Now, I haven't told you what is doing the "waving" in EM radiation. For
water waves, the water "wiggles"; for sound waves, the air "wiggles",
both vibrating. For EM radiation, it is more complicated and subtle
(light can propagate through totally empty space where nothing is
available to "wiggle") and I think you get the gist of the general idea
without going into details. If you want more details, let me know.
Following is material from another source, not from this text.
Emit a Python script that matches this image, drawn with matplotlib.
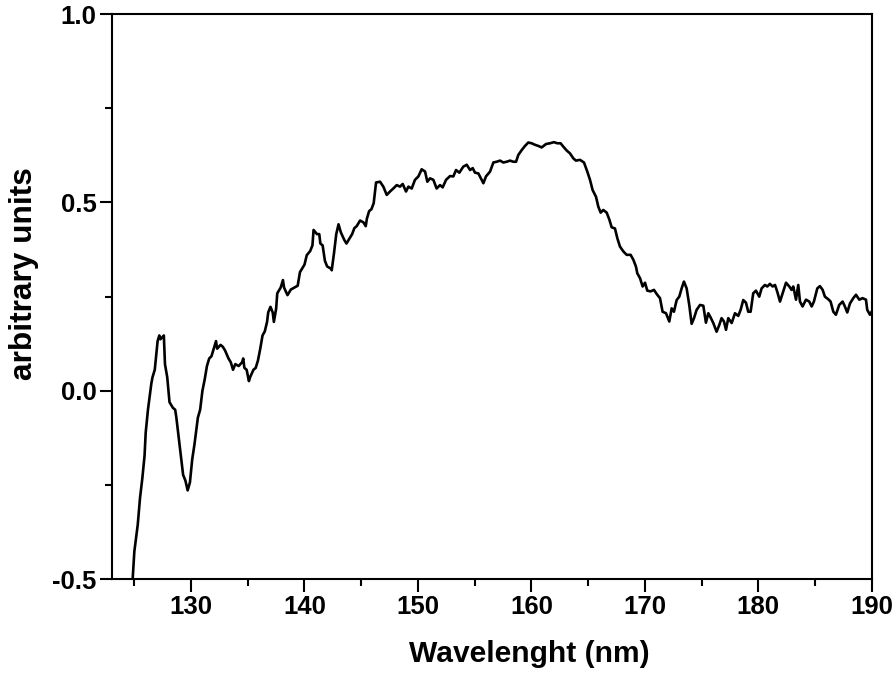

With that background, let's answer your questions (not necessarily in
the order you asked them):

"Does
light vibrate?" Sure, just like the waves hitting the beach with some
frequency, the light hits your eye (or anything else it hits) with some
frequency. But you never perceive this because the frequency is
amazingly large (for example 400,000,000,000,000 times per second for
red light). Nevertheless, your eye/brain evidently have a way of
measuring the color because you perceive it.
"Does
color literally vibrate? Is it just our eyes that vibrate when we look
at a color, or does that color actually vibrate?" Color is just a
qualitative measure of a length of the wave, as stated above, so it
does not vibrate. I am not an expert in vision, but I know that the eye
does not "vibrate" in response to the incident light but absorbs the
energy of the light in a time averaged way.
"If
so, do different colors vibrate at different intensities?" Well, 'not
so ', but you have raised another issue, intensity. Intensity has
nothing to do with color; rather it is a measure of another property of
waves which I did not discuss above —how big are they? E.g., water
waves an inch high have a different "intensity" than water waves a foot
high. (Actually, intensity is defined to depend on the square of the
height, so in the preceding example the intensities would differ by a
factor or 12x12=144.) Intensity is a measure of how bright light is, so
bright and dim green lights would have the same color but different
intensities.
"Are
light and color both considered energy, or are they thought of as the
same thing? Are they physically interchangeable?" Light carries energy
with it as it moves along. This is easily seen by feeling the warming
effect of light that strikes you; you probably, when you were a kid,
used a magnifying glass to focus sunlight on something and burn
it —energy. Again, be careful to realize that color is only a way of
characterizing the light, so of course light and color are not
interchangeable. What color does is determine how much energy the light
can carry. Purple light carries more energy than a comparable amount of
Red light because the shorter the wavelength, the more energy. That is
why x-rays can penetrate into your body but visible light does not.
"Are
our bodies comprised of energy, including light and color?" Einstein
showed that all matter is a form of energy. In that sense, our bodies
are comprised of energy. Just because light carries energy does not
mean that you can conclude that our bodies are comprised also of light.